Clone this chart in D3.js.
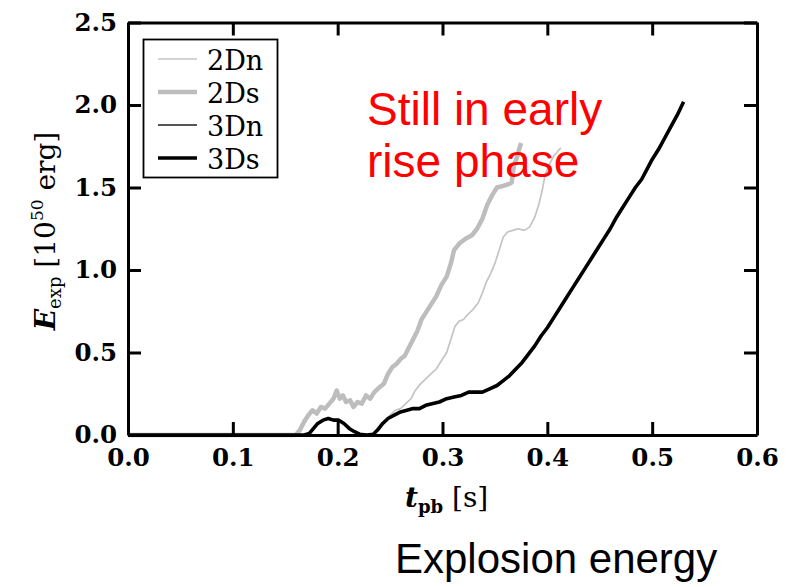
<!DOCTYPE html>
<html><head><meta charset="utf-8">
<script src="https://cdn.jsdelivr.net/npm/d3@7"></script>
<style>body{margin:0;background:#fff}svg{display:block}</style>
</head><body>
<script>
const xTicks = [0.0,0.1,0.2,0.3,0.4,0.5,0.6];
const yTicks = [0.0,0.5,1.0,1.5,2.0,2.5];
const seriesNames = ["2Dn","2Ds","3Dn","3Ds"];
const t2Dn = [0,0.232,0.236,0.241,0.246,0.250,0.255,0.260,0.265,0.270,0.274,0.279,0.284,0.289,0.294,0.299,0.304,0.308,0.312,0.316,0.320,0.324,0.329,0.334,0.338,0.342,0.346,0.350,0.354,0.358,0.362,0.367,0.372,0.378,0.383,0.388,0.392,0.395,0.398,0.402,0.406,0.410,0.413];
const e2Dn = [0,0,0.02,0.06,0.09,0.12,0.15,0.16,0.19,0.22,0.27,0.31,0.34,0.37,0.40,0.45,0.50,0.58,0.66,0.69,0.70,0.73,0.76,0.80,0.86,0.93,0.98,1.04,1.12,1.20,1.23,1.24,1.25,1.24,1.26,1.32,1.40,1.48,1.58,1.64,1.69,1.72,1.74];
const t2Ds = [0,0.160,0.164,0.168,0.172,0.176,0.180,0.184,0.188,0.192,0.196,0.199,0.202,0.205,0.208,0.212,0.215,0.219,0.223,0.227,0.231,0.235,0.240,0.244,0.248,0.252,0.256,0.260,0.264,0.268,0.272,0.276,0.280,0.284,0.289,0.294,0.299,0.304,0.308,0.311,0.316,0.322,0.328,0.333,0.338,0.343,0.348,0.352,0.358,0.363,0.366,0.368,0.371,0.373,0.375];
const e2Ds = [0,0,0.03,0.08,0.12,0.15,0.13,0.17,0.16,0.19,0.22,0.27,0.22,0.24,0.20,0.21,0.17,0.20,0.19,0.24,0.22,0.26,0.29,0.31,0.37,0.41,0.43,0.46,0.48,0.53,0.58,0.63,0.70,0.74,0.79,0.84,0.91,0.96,1.04,1.12,1.16,1.19,1.21,1.25,1.31,1.40,1.46,1.50,1.51,1.52,1.53,1.63,1.68,1.73,1.77];
const t3Dn = [0,0.1,0.2];
const e3Dn = [0,0,0];
const t3Ds = [0,0.168,0.173,0.177,0.181,0.186,0.191,0.196,0.201,0.206,0.211,0.216,0.221,0.228,0.234,0.238,0.243,0.248,0.254,0.260,0.266,0.272,0.278,0.284,0.290,0.297,0.304,0.311,0.318,0.325,0.332,0.338,0.345,0.352,0.358,0.364,0.370,0.376,0.382,0.388,0.394,0.400,0.406,0.412,0.418,0.424,0.430,0.436,0.442,0.448,0.454,0.460,0.466,0.472,0.478,0.484,0.490,0.495,0.500,0.506,0.512,0.518,0.524,0.530];
const e3Ds = [0,0,0.01,0.04,0.07,0.09,0.10,0.09,0.09,0.07,0.04,0.02,0.005,0,0.005,0.03,0.07,0.10,0.12,0.14,0.15,0.16,0.16,0.18,0.19,0.20,0.22,0.23,0.24,0.26,0.26,0.26,0.28,0.30,0.33,0.36,0.40,0.44,0.49,0.54,0.60,0.65,0.71,0.77,0.83,0.89,0.95,1.01,1.07,1.13,1.19,1.25,1.32,1.38,1.44,1.50,1.55,1.61,1.67,1.73,1.80,1.87,1.94,2.02];

const W = 791, H = 587;
const m = {left:128, top:22.5, right:34, bottom:152};
const svg = d3.select("body").append("svg").attr("width",W).attr("height",H);
const x = d3.scaleLinear().domain([0,0.6]).range([m.left, W-m.right]);
const y = d3.scaleLinear().domain([0,2.5]).range([H-m.bottom, m.top]);

const styles = {
  "2Dn": {color:"#c4c4c4", width:1.7},
  "2Ds": {color:"#bdbdbd", width:4.5},
  "3Dn": {color:"#555555", width:2.2},
  "3Ds": {color:"#000000", width:3.6}
};
const series = [
  {name:"2Dn", t:t2Dn, e:e2Dn},
  {name:"2Ds", t:t2Ds, e:e2Ds},
  {name:"3Dn", t:t3Dn, e:e3Dn},
  {name:"3Ds", t:t3Ds, e:e3Ds}
];
const line = d3.line().x(d=>x(d[0])).y(d=>y(d[1]));

const serif = "'DejaVu Serif', serif";
function styleAxis(g, labels){
  g.select(".domain").attr("stroke","#000").attr("stroke-width",3);
  g.selectAll(".tick line").attr("stroke","#000").attr("stroke-width",3);
  g.selectAll(".tick text").attr("fill","#000").attr("font-family",serif)
   .attr("font-weight","bold").attr("font-size",24.5);
  if(!labels) g.selectAll(".tick text").remove();
}
const lineG = svg.append("g");
series.slice(0,3).forEach(s=>{
  lineG.append("path").datum(s.t.map((t,i)=>[t,s.e[i]]))
    .attr("fill","none").attr("stroke",styles[s.name].color)
    .attr("stroke-width",styles[s.name].width)
    .attr("stroke-linejoin","round").attr("d",line);
});

svg.append("g").attr("transform",`translate(0,${y(0)})`)
  .call(d3.axisBottom(x).tickValues(xTicks).tickFormat(d3.format(".1f")).tickSize(-13).tickSizeOuter(0).tickPadding(14))
  .call(g=>styleAxis(g,true));
svg.append("g").attr("transform",`translate(0,${y(2.5)})`)
  .call(d3.axisTop(x).tickValues(xTicks).tickSize(-13).tickSizeOuter(0))
  .call(g=>styleAxis(g,false));
svg.append("g").attr("transform",`translate(${x(0)},0)`)
  .call(d3.axisLeft(y).tickValues(yTicks).tickFormat(d3.format(".1f")).tickSize(-13).tickSizeOuter(0).tickPadding(11))
  .call(g=>styleAxis(g,true));
svg.append("g").attr("transform",`translate(${x(0.6)},0)`)
  .call(d3.axisRight(y).tickValues(yTicks).tickSize(-13).tickSizeOuter(0))
  .call(g=>styleAxis(g,false));

series.slice(3).forEach(s=>{
  svg.append("path").datum(s.t.map((t,i)=>[t,s.e[i]]))
    .attr("fill","none").attr("stroke",styles[s.name].color)
    .attr("stroke-width",styles[s.name].width)
    .attr("stroke-linejoin","round").attr("d",line);
});

// legend
const lg = svg.append("g");
lg.append("rect").attr("x",143.5).attr("y",39.5).attr("width",134).attr("height",138)
  .attr("fill","#fff").attr("stroke","#000").attr("stroke-width",1.8);
seriesNames.forEach((n,i)=>{
  const yy = 59 + i*33;
  lg.append("line").attr("x1",158).attr("x2",197).attr("y1",yy).attr("y2",yy)
    .attr("stroke",styles[n].color).attr("stroke-width",styles[n].width);
  lg.append("text").attr("x",207).attr("y",yy+11).text(n)
    .attr("font-family",serif).attr("font-size",27).attr("fill","#000");
});

// axis titles
const xl = svg.append("text").attr("x",405).attr("y",507)
  .attr("font-family",serif).attr("font-size",28).attr("fill","#000");
xl.append("tspan").text("t").attr("font-style","italic").attr("font-weight","bold");
xl.append("tspan").text("pb").attr("font-size",18).attr("dy",6).attr("font-weight","bold");
xl.append("tspan").text(" [s]").attr("dy",-6);

const yl = svg.append("text").attr("transform","translate(55,231) rotate(-90)")
  .attr("text-anchor","middle").attr("font-family",serif).attr("font-size",28).attr("fill","#000");
yl.append("tspan").text("E").attr("font-style","italic").attr("font-weight","bold");
yl.append("tspan").text("exp").attr("font-size",18).attr("dy",6);
yl.append("tspan").text(" [10").attr("dy",-6);
yl.append("tspan").text("50").attr("font-size",17).attr("dy",-12);
yl.append("tspan").text(" erg]").attr("dy",12);

// annotations
const sans = "'Liberation Sans', Arial, sans-serif";
svg.append("text").attr("x",367).attr("y",125).text("Still in early")
  .attr("font-family",sans).attr("font-size",46).attr("fill","#ff0000");
svg.append("text").attr("x",367).attr("y",177).text("rise phase")
  .attr("font-family",sans).attr("font-size",46).attr("fill","#ff0000");
svg.append("text").attr("x",395).attr("y",573).text("Explosion energy")
  .attr("font-family",sans).attr("font-size",42).attr("fill","#000");
</script>
</body></html>
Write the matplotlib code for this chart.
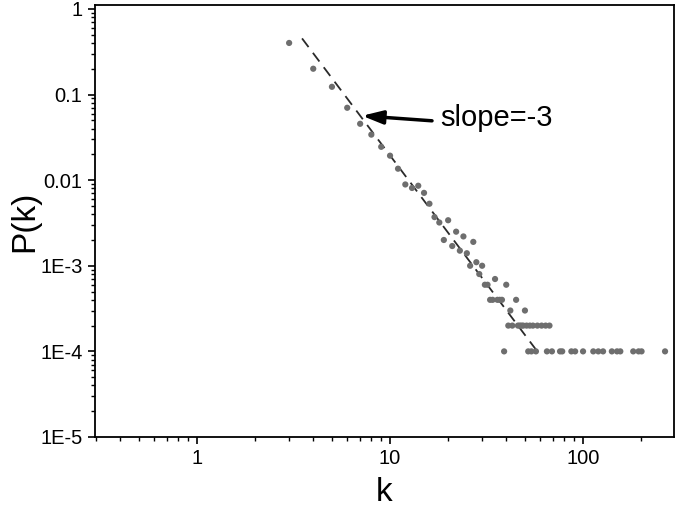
import matplotlib
matplotlib.use('Agg')
import matplotlib.pyplot as plt
from matplotlib.ticker import FixedLocator, FixedFormatter, LogLocator, NullFormatter

plt.rcParams['font.family'] = ['Liberation Sans', 'DejaVu Sans']

# degree distribution
k = [3, 4, 5, 6, 7, 8, 9, 10, 11, 12, 13, 14, 15, 16, 17, 18, 19, 20, 21, 22,
     23, 24, 25, 26, 27, 28, 29, 30, 31, 32, 33, 34, 35, 36, 37, 38, 40, 42, 45, 50,
     41, 43, 46, 47, 48, 49, 51, 53, 55, 58, 61, 64, 67,
     39, 52, 54, 57, 65, 69, 76, 78, 87, 91, 100, 113, 120, 127, 141, 150, 156,
     182, 194, 201, 266]
pk = [0.40, 0.20, 0.123, 0.070, 0.0455, 0.034, 0.0245, 0.0193, 0.0136, 0.0089,
      0.0081, 0.0086, 0.0071, 0.0053, 0.0037, 0.0032, 0.0020, 0.0034, 0.0017, 0.0025,
      0.0015, 0.0022, 0.0014, 0.0010, 0.0019, 0.0011, 0.0008, 0.0010, 0.0006, 0.0006,
      0.0004, 0.0004, 0.0007, 0.0004, 0.0004, 0.0004, 0.0006, 0.0003, 0.0004, 0.0003,
      2e-4, 2e-4, 2e-4, 2e-4, 2e-4, 2e-4, 2e-4, 2e-4, 2e-4, 2e-4, 2e-4, 2e-4, 2e-4,
      1e-4, 1e-4, 1e-4, 1e-4, 1e-4, 1e-4, 1e-4, 1e-4, 1e-4, 1e-4, 1e-4, 1e-4, 1e-4,
      1e-4, 1e-4, 1e-4, 1e-4, 1e-4, 1e-4, 1e-4, 1e-4]

# power-law guide line with slope -3
fit_k = [3.5, 57]
fit_p = [0.452, 1.05e-4]

xticks = [1, 10, 100]
xtick_labels = ['1', '10', '100']
yticks = [1e-5, 1e-4, 1e-3, 1e-2, 1e-1, 1]
ytick_labels = ['1E-5', '1E-4', '1E-3', '0.01', '0.1', '1']

fig = plt.figure(figsize=(6.76, 5.07), dpi=100)
ax = fig.add_axes([95 / 676, 1 - 437 / 507, 579 / 676, 432 / 507])

ax.scatter(k, pk, s=20, color='#6e6e6e', edgecolors='none', zorder=3)
ax.plot(fit_k, fit_p, color='#2a2a2a', lw=1.3, dashes=(6, 4), zorder=2)

ax.annotate('', xy=(7.16, 0.0564), xytext=(16.5, 0.0493),
            arrowprops=dict(arrowstyle='-|>,head_length=0.62,head_width=0.2',
                            mutation_scale=20, lw=2.5, color='black',
                            shrinkA=0, shrinkB=0))
ax.text(18.2, 0.0535, 'slope=-3', fontsize=21, va='center', ha='left')

ax.set_xscale('log')
ax.set_yscale('log')
ax.set_xlim(0.296, 296)
ax.set_ylim(1e-5, 1.11)

ax.xaxis.set_major_locator(FixedLocator(xticks))
ax.xaxis.set_major_formatter(FixedFormatter(xtick_labels))
ax.yaxis.set_major_locator(FixedLocator(yticks))
ax.yaxis.set_major_formatter(FixedFormatter(ytick_labels))
ax.xaxis.set_minor_locator(LogLocator(base=10, subs=range(2, 10), numticks=20))
ax.yaxis.set_minor_locator(LogLocator(base=10, subs=range(2, 10), numticks=20))
ax.xaxis.set_minor_formatter(NullFormatter())
ax.yaxis.set_minor_formatter(NullFormatter())

ax.tick_params(which='major', direction='out', length=5, width=1.2, labelsize=14.5, pad=4)
ax.tick_params(which='minor', direction='out', length=3, width=1.0)
ax.tick_params(top=False, right=False, which='both')
for sp in ax.spines.values():
    sp.set_linewidth(1.3)

ax.set_xlabel('k', fontsize=24, labelpad=6)
ax.set_ylabel('P(k)', fontsize=24, labelpad=0)

fig.savefig('out.png', dpi=100)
----
Exercise description → From the material above, reproduce only what runs from the line holding "Write the matplotlib code for this chart." down to the line holding "plt.rcParams['font.family'] = ['Liberation", both included, pictures excluded.

Solution to the problem →
Write the matplotlib code for this chart.
import matplotlib
matplotlib.use('Agg')
import matplotlib.pyplot as plt
from matplotlib.ticker import FixedLocator, FixedFormatter, LogLocator, NullFormatter

plt.rcParams['font.family'] = ['Liberation Sans', 'DejaVu Sans']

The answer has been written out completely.